**Exercise objective:** Don't include pictures. Quote the lines below from the first through the line that contains "(0,0) rectangle (781,576);".

**Provided material:**

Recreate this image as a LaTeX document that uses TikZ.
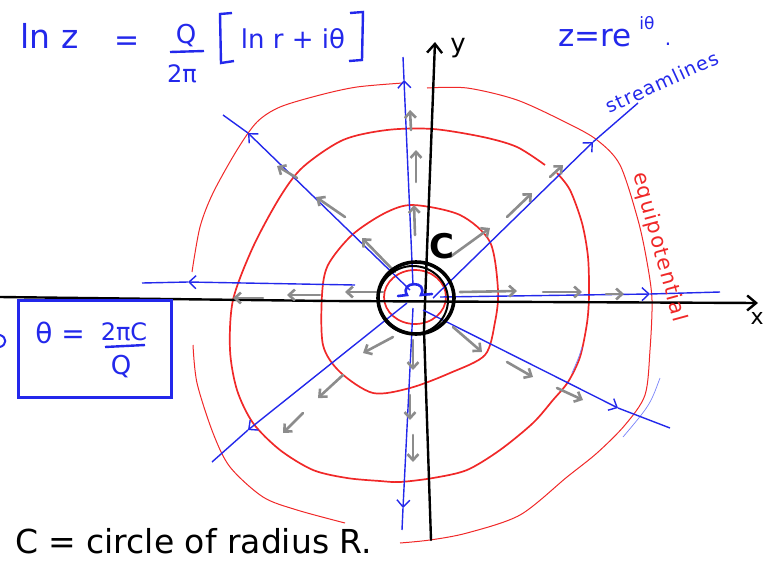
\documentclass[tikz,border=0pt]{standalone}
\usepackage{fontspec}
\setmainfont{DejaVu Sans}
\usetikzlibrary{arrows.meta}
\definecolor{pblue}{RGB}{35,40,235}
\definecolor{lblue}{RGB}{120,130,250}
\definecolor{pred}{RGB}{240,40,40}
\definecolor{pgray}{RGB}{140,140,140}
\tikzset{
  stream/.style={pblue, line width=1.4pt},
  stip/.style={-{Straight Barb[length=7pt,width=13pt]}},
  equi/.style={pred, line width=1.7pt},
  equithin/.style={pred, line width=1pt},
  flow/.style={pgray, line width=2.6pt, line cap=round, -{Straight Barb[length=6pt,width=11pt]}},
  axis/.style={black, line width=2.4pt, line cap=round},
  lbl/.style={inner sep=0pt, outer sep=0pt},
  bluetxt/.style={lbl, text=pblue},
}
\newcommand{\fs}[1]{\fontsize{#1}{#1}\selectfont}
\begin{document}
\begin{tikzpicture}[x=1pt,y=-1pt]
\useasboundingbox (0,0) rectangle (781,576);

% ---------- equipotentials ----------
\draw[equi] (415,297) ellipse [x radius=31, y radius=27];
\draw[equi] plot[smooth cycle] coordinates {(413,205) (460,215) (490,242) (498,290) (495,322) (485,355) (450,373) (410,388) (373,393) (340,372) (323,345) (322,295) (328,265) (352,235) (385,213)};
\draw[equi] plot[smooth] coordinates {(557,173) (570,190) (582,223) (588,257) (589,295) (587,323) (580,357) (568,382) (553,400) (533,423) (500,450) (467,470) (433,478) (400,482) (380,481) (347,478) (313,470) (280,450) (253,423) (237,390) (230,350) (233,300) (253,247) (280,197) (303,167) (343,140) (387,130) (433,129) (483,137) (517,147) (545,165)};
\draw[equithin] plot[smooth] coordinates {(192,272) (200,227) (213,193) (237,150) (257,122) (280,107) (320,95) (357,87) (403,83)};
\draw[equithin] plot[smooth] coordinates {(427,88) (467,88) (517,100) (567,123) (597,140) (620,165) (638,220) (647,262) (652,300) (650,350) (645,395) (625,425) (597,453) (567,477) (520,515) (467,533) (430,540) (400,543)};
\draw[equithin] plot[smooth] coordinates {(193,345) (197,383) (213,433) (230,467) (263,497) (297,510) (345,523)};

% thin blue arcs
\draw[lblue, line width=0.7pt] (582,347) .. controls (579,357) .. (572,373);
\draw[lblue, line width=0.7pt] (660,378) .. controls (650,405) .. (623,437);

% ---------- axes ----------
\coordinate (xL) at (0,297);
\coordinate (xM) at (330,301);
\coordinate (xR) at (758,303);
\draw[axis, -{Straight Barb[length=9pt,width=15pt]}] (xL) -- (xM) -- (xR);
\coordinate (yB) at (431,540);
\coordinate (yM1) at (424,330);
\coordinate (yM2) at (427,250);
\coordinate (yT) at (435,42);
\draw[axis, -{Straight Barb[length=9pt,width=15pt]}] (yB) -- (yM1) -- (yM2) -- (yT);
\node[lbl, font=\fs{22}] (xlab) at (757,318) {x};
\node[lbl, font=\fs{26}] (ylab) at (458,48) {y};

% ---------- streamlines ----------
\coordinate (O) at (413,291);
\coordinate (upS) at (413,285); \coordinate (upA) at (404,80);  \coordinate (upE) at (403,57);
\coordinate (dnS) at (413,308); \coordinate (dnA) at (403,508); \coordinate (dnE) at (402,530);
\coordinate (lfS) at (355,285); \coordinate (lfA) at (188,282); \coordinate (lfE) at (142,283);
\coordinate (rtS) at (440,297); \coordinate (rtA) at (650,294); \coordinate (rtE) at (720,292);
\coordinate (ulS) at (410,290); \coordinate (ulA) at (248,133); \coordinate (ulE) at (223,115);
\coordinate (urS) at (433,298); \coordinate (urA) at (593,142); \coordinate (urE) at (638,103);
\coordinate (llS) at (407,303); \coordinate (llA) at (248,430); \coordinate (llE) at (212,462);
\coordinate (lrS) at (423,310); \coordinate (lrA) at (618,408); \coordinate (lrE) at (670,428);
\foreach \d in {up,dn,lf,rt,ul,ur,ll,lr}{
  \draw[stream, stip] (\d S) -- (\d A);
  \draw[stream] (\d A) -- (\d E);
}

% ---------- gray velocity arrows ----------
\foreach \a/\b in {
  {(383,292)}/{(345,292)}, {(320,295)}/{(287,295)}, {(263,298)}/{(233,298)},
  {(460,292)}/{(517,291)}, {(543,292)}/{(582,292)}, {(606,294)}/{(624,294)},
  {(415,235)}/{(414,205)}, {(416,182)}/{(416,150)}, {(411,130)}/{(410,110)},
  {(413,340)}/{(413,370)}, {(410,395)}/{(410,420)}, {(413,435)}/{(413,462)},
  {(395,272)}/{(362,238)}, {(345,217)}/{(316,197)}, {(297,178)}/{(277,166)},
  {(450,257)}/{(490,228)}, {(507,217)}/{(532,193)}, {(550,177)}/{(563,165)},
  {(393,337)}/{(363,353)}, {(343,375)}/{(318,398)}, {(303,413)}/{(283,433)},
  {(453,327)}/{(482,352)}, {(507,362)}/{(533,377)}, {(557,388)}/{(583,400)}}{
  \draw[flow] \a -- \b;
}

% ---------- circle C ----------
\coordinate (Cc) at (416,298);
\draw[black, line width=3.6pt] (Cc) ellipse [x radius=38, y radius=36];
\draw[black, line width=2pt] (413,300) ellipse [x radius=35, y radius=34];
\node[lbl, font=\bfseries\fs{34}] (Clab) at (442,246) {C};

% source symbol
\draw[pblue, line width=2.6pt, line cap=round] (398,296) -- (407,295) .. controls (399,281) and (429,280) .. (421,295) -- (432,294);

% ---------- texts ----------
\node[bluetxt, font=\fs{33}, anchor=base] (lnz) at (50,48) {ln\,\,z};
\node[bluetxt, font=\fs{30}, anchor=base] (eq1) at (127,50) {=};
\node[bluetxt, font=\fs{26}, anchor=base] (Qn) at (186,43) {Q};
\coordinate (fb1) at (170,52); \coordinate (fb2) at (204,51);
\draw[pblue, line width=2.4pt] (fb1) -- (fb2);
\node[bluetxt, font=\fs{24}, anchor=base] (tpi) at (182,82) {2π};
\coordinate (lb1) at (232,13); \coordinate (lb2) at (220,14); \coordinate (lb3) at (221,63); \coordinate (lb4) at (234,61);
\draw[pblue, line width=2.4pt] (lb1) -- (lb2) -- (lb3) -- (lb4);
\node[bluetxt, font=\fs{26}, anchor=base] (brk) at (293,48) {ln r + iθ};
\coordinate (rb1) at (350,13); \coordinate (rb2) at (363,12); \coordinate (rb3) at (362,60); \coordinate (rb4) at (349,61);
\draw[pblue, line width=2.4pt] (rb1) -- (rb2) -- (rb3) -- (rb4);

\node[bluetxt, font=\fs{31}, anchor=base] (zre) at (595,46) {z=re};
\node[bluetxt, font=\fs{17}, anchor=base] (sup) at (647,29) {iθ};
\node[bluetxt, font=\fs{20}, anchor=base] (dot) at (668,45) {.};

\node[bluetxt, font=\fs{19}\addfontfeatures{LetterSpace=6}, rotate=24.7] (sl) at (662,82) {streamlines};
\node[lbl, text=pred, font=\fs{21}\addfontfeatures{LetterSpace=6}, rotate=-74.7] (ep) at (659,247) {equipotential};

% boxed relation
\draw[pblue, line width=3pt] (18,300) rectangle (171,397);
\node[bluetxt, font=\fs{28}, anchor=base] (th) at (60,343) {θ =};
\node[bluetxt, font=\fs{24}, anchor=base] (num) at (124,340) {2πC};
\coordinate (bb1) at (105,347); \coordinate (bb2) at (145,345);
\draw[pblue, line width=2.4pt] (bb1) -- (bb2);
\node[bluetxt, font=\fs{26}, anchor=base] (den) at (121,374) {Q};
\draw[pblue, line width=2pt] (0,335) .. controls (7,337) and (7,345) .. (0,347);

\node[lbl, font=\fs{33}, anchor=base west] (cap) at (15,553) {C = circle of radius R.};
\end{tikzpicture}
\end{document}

**Answer to the problem:**
Recreate this image as a LaTeX document that uses TikZ.
\documentclass[tikz,border=0pt]{standalone}
\usepackage{fontspec}
\setmainfont{DejaVu Sans}
\usetikzlibrary{arrows.meta}
\definecolor{pblue}{RGB}{35,40,235}
\definecolor{lblue}{RGB}{120,130,250}
\definecolor{pred}{RGB}{240,40,40}
\definecolor{pgray}{RGB}{140,140,140}
\tikzset{
  stream/.style={pblue, line width=1.4pt},
  stip/.style={-{Straight Barb[length=7pt,width=13pt]}},
  equi/.style={pred, line width=1.7pt},
  equithin/.style={pred, line width=1pt},
  flow/.style={pgray, line width=2.6pt, line cap=round, -{Straight Barb[length=6pt,width=11pt]}},
  axis/.style={black, line width=2.4pt, line cap=round},
  lbl/.style={inner sep=0pt, outer sep=0pt},
  bluetxt/.style={lbl, text=pblue},
}
\newcommand{\fs}[1]{\fontsize{#1}{#1}\selectfont}
\begin{document}
\begin{tikzpicture}[x=1pt,y=-1pt]
\useasboundingbox (0,0) rectangle (781,576);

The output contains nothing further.